Monday Quote: California Wildfire Survivors

Today’s quotes are from survivors of California’s deadly wildfires, particularly the Camp Fire, California’s deadliest and most destructive wildfire ever, which devastated the town of Paradise.
In the face of such a terrible disaster (80 dead and over 1,200 still missing), it is important to hear the voices of people who have been through it. And to realize that these people will likely suffer from personal trauma years from now because of their experiences.

Anna Dise, a resident of Butte Creek Canyon west of Paradise, told KRCR TV her father, Gordon Dise, 66, died when he ran back inside to gather belongings and their house collapsed on him.
Dise said she could not flee in her car because the tires had melted. To survive, she hid overnight in a neighbor’s pond with her dogs.
“It was so fast,” Dise recounted of the fire. “I didn’t expect it to move so fast.”

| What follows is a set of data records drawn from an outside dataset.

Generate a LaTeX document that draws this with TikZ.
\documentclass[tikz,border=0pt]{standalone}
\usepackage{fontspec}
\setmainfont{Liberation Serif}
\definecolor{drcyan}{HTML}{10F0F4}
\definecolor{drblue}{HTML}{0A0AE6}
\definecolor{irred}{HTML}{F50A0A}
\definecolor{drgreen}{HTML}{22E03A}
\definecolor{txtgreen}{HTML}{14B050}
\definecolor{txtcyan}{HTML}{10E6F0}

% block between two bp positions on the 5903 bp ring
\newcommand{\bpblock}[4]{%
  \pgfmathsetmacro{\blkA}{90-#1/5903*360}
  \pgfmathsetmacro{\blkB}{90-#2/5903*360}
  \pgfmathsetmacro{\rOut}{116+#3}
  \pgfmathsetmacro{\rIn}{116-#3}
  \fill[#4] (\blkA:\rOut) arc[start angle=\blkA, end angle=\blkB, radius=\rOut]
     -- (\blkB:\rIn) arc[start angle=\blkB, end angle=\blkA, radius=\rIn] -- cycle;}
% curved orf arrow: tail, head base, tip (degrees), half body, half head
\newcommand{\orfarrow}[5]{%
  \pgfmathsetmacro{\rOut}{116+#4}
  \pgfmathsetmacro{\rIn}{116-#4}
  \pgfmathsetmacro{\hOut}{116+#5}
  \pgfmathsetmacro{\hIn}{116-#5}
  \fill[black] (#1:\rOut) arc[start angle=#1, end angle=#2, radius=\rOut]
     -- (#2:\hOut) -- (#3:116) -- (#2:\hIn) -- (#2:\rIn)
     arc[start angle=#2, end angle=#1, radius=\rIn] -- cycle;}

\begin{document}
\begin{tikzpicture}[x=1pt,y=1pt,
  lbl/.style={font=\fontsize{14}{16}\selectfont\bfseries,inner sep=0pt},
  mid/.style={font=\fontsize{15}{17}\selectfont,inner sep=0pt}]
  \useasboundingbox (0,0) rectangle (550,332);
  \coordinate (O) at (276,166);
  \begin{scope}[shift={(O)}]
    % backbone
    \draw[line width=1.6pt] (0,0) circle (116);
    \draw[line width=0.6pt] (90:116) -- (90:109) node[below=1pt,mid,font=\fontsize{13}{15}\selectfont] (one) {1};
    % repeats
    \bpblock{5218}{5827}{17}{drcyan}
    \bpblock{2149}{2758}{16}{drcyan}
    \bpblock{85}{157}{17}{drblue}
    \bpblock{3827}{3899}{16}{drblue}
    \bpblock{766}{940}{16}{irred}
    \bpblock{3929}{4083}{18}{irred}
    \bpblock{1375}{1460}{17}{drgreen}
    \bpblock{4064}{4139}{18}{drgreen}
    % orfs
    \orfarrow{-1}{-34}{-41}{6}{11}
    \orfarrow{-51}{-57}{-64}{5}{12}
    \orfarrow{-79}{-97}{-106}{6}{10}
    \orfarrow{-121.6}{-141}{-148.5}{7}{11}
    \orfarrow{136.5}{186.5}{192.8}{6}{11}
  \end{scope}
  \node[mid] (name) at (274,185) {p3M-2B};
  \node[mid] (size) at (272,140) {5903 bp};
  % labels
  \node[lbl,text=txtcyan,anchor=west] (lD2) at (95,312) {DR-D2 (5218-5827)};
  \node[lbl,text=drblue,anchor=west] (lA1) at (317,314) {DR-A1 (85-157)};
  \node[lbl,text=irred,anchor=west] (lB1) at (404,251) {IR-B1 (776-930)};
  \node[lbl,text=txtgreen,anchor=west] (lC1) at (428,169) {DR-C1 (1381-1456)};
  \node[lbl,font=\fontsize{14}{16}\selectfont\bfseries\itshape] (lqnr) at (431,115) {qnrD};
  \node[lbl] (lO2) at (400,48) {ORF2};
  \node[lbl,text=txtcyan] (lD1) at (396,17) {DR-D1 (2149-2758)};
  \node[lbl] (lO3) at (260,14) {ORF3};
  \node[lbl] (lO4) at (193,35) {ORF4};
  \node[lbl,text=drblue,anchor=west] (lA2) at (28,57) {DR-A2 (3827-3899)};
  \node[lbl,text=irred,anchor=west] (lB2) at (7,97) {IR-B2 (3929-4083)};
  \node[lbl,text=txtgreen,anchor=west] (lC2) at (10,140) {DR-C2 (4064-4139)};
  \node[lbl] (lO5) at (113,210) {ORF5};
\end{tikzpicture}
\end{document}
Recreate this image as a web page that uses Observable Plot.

Previous quote from this article.

Nichole Jolly knew it was coming. The 34-year-old Paradise native, a surgical nurse at Adventist Health Feather River hospital, had received a one-word text from her husband earlier that morning: “Fire.” He texted again a minute later, “Huge.”
Pentz Road, one of the town’s four evacuation routes, was jammed. So was the crossroad to the other nearest exit route. Cars inched forward as brush burned on both sides of them and embers rained. People yelled to be heard over the sound of exploding car tires.
The fire caught up to Jolly on Pearson Road, blasting her car with heat. She reached for the stethoscope slung around her neck and flinched as the metal burned. Her steering wheel was melting — the plastic stuck to her hands.
As her car caught fire and began to fill with black smoke, she called her husband. “Run,” he told her.
Jolly fled for safety to the car ahead of hers, but it too was abandoned. She ran on.
The rubber on her shoes melted into the asphalt. The back of her scrubs caught fire, blistering her legs. She tried another car, but it wasn’t moving.
“I can’t die like this,” she told herself. “There’s no way I’m going to die sitting in a car. I have to run.”
Jolly plunged into the smoke, now blinding, and ran with her hands stretched out in front of her. She hit firm, hot metal. A firetruck.
Two firefighters lifted her in and radioed for help, pleading for a water drop. The crackled response came back: “Impossible.”
“Start turning people around,” a dispatcher said. “Get them going toward the hospital.”
They went back through the fire, back past the burning carcasses of a California Highway Patrol car and a state fire vehicle, also abandoned, their occupants fleeing on foot.
The hospital was still standing.

Previous quote from this article.
I am shocked and saddened by the California wildfires. From people who have lost family members and homes to others dealing with deadly air quality issues, this is the most obvious marker yet of what we can expect under climate change conditions. And yes I do think we need to talk about this now, because there’s no better time to talk about it than when people’s lives are at risk.
The featured image for this post is from NASA Earth Observatory/Landsat 8/OLI.